WORK TO COMPLETE → Starting at the first line of the listing below, repeat each line exactly until the line containing "238, 249, 256]", which you include. Leave out pictures.

GIVEN MATERIAL →
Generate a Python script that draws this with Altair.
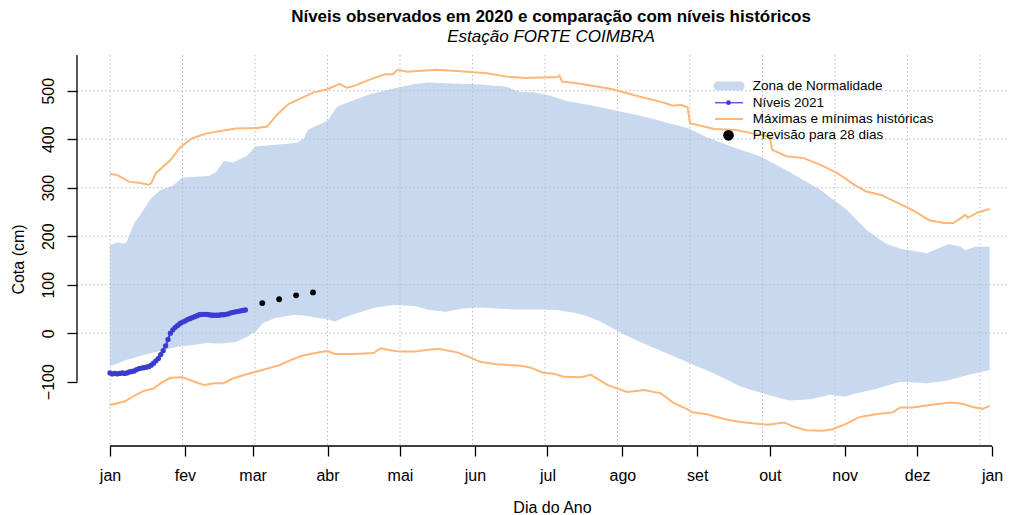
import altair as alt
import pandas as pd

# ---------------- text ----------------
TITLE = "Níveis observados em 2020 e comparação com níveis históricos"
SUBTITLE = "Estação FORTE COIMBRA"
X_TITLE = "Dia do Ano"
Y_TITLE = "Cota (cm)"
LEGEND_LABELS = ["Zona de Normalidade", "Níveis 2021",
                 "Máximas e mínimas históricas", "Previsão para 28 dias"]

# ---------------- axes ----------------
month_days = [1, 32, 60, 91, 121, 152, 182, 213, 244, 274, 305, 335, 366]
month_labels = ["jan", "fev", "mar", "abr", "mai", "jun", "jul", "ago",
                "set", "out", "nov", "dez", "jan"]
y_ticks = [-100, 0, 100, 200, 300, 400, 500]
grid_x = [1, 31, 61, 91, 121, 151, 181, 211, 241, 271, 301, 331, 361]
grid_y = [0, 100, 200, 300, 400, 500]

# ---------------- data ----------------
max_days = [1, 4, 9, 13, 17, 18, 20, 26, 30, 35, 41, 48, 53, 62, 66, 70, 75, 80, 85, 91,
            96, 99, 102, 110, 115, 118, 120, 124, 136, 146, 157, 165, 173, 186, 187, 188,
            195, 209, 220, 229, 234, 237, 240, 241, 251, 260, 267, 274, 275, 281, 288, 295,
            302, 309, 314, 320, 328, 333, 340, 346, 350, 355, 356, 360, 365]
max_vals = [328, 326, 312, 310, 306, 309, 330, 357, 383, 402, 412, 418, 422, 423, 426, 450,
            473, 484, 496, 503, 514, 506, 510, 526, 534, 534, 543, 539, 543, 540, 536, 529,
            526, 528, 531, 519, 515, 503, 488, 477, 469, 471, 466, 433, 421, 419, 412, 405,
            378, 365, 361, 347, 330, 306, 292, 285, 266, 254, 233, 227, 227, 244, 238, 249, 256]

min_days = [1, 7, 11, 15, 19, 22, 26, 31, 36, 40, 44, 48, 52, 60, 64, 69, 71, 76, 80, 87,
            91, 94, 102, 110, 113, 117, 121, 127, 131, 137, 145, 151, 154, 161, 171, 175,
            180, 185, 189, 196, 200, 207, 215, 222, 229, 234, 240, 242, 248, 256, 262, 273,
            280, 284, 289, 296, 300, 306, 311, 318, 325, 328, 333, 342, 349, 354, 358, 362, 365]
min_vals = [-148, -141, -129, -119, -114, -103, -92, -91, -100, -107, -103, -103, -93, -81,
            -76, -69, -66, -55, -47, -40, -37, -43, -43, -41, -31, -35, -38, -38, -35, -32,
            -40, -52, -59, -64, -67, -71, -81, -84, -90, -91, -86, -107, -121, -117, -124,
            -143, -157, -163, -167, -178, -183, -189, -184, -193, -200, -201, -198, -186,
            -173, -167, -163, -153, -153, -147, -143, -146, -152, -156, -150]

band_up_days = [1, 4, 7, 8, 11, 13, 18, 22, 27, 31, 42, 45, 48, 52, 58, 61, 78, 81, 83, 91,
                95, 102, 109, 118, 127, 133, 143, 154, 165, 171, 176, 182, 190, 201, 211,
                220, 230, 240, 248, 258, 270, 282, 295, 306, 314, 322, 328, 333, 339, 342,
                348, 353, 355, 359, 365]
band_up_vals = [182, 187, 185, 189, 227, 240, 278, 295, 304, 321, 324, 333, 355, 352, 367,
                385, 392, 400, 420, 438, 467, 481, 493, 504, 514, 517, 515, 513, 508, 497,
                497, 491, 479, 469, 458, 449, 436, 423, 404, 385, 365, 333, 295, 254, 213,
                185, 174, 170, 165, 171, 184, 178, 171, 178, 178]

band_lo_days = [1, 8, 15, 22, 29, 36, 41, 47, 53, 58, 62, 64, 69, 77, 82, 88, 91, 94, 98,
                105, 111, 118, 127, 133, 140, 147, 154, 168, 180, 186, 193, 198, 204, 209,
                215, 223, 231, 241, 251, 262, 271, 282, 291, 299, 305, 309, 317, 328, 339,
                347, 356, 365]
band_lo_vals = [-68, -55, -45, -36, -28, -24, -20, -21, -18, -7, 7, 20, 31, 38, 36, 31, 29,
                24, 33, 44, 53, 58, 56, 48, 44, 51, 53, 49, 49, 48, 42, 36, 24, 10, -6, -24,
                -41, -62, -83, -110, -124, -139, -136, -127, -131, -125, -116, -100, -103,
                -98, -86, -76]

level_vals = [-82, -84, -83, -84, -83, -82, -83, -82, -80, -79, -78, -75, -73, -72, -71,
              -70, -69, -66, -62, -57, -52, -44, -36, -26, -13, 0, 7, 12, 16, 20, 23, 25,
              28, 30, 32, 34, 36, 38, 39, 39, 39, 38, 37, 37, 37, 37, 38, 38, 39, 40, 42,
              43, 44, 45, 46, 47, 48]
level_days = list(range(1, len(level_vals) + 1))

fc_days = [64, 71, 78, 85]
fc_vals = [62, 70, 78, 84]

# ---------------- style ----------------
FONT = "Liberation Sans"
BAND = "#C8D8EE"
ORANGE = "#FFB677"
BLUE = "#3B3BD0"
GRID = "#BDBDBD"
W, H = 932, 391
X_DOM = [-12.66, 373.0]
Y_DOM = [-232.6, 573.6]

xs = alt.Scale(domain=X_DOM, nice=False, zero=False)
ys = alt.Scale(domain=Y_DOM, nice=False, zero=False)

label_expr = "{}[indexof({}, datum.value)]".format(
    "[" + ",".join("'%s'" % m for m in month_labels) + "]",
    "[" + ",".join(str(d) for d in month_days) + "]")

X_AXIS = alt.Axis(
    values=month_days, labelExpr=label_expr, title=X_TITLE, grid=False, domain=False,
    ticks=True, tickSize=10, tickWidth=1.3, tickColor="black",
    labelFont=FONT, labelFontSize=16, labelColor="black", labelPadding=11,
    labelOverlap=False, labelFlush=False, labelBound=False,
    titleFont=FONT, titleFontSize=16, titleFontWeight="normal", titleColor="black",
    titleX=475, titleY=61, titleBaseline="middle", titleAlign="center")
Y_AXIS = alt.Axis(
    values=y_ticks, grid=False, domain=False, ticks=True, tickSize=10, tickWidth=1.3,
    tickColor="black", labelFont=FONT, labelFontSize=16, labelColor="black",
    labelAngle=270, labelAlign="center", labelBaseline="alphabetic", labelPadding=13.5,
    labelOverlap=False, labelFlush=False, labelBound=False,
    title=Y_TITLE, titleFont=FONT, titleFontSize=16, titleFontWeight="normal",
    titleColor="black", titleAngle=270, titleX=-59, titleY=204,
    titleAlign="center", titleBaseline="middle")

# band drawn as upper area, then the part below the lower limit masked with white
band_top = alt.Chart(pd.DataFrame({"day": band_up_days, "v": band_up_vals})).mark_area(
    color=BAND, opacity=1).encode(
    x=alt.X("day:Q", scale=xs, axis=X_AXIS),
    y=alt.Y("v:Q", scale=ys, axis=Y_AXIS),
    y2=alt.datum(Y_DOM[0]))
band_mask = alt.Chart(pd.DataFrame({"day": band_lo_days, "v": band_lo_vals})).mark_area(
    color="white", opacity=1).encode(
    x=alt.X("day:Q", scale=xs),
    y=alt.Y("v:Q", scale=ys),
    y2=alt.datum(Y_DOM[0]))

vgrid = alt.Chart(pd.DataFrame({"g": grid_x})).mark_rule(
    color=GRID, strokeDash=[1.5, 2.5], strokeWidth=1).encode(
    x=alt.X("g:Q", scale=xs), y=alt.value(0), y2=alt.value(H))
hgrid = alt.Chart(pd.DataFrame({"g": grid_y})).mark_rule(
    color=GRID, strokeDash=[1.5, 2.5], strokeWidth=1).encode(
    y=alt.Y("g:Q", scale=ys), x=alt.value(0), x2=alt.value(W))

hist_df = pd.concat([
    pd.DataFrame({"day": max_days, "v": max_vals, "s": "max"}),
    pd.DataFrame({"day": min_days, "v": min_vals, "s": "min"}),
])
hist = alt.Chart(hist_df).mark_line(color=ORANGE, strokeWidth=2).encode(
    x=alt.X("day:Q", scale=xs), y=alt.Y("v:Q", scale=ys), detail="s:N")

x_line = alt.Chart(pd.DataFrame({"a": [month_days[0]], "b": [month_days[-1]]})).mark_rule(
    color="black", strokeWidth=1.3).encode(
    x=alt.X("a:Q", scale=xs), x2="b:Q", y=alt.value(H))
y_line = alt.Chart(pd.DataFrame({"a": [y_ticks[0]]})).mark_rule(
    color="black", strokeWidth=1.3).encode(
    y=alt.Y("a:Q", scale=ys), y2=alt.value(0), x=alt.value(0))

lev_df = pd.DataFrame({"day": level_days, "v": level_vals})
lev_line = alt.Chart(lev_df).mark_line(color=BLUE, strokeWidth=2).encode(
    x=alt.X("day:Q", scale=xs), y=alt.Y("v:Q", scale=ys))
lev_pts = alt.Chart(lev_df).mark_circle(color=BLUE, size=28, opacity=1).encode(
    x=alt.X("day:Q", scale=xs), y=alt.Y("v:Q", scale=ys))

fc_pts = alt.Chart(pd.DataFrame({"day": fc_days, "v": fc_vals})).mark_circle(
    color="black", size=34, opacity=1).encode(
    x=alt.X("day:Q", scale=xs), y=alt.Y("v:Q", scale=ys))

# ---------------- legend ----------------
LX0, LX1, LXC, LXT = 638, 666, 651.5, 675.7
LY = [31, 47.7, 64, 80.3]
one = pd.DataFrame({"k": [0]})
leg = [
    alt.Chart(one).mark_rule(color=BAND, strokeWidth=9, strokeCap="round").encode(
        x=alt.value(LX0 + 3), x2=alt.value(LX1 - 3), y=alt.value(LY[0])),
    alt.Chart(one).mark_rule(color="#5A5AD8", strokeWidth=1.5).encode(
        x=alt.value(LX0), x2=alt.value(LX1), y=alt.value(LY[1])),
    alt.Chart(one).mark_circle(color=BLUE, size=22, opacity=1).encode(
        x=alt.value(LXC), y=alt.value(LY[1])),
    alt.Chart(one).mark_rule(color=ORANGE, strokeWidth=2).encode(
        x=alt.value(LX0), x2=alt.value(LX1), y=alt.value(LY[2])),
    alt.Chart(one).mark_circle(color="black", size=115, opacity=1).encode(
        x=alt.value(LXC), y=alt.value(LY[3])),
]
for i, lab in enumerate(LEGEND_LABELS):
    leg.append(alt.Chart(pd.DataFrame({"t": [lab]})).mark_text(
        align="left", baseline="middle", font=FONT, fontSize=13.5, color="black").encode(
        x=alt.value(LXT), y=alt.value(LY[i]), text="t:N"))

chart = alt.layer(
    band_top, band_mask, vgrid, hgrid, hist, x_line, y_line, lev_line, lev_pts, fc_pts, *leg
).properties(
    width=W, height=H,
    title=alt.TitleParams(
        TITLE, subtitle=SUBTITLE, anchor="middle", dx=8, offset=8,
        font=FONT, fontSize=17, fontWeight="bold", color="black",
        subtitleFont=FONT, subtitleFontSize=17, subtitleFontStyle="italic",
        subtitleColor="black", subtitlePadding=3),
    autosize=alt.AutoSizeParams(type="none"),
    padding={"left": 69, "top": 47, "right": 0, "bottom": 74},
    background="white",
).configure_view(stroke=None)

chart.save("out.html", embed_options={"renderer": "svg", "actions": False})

CORRECT OUTPUT →
Generate a Python script that draws this with Altair.
import altair as alt
import pandas as pd

# ---------------- text ----------------
TITLE = "Níveis observados em 2020 e comparação com níveis históricos"
SUBTITLE = "Estação FORTE COIMBRA"
X_TITLE = "Dia do Ano"
Y_TITLE = "Cota (cm)"
LEGEND_LABELS = ["Zona de Normalidade", "Níveis 2021",
                 "Máximas e mínimas históricas", "Previsão para 28 dias"]

# ---------------- axes ----------------
month_days = [1, 32, 60, 91, 121, 152, 182, 213, 244, 274, 305, 335, 366]
month_labels = ["jan", "fev", "mar", "abr", "mai", "jun", "jul", "ago",
                "set", "out", "nov", "dez", "jan"]
y_ticks = [-100, 0, 100, 200, 300, 400, 500]
grid_x = [1, 31, 61, 91, 121, 151, 181, 211, 241, 271, 301, 331, 361]
grid_y = [0, 100, 200, 300, 400, 500]

# ---------------- data ----------------
max_days = [1, 4, 9, 13, 17, 18, 20, 26, 30, 35, 41, 48, 53, 62, 66, 70, 75, 80, 85, 91,
            96, 99, 102, 110, 115, 118, 120, 124, 136, 146, 157, 165, 173, 186, 187, 188,
            195, 209, 220, 229, 234, 237, 240, 241, 251, 260, 267, 274, 275, 281, 288, 295,
            302, 309, 314, 320, 328, 333, 340, 346, 350, 355, 356, 360, 365]
max_vals = [328, 326, 312, 310, 306, 309, 330, 357, 383, 402, 412, 418, 422, 423, 426, 450,
            473, 484, 496, 503, 514, 506, 510, 526, 534, 534, 543, 539, 543, 540, 536, 529,
            526, 528, 531, 519, 515, 503, 488, 477, 469, 471, 466, 433, 421, 419, 412, 405,
            378, 365, 361, 347, 330, 306, 292, 285, 266, 254, 233, 227, 227, 244, 238, 249, 256]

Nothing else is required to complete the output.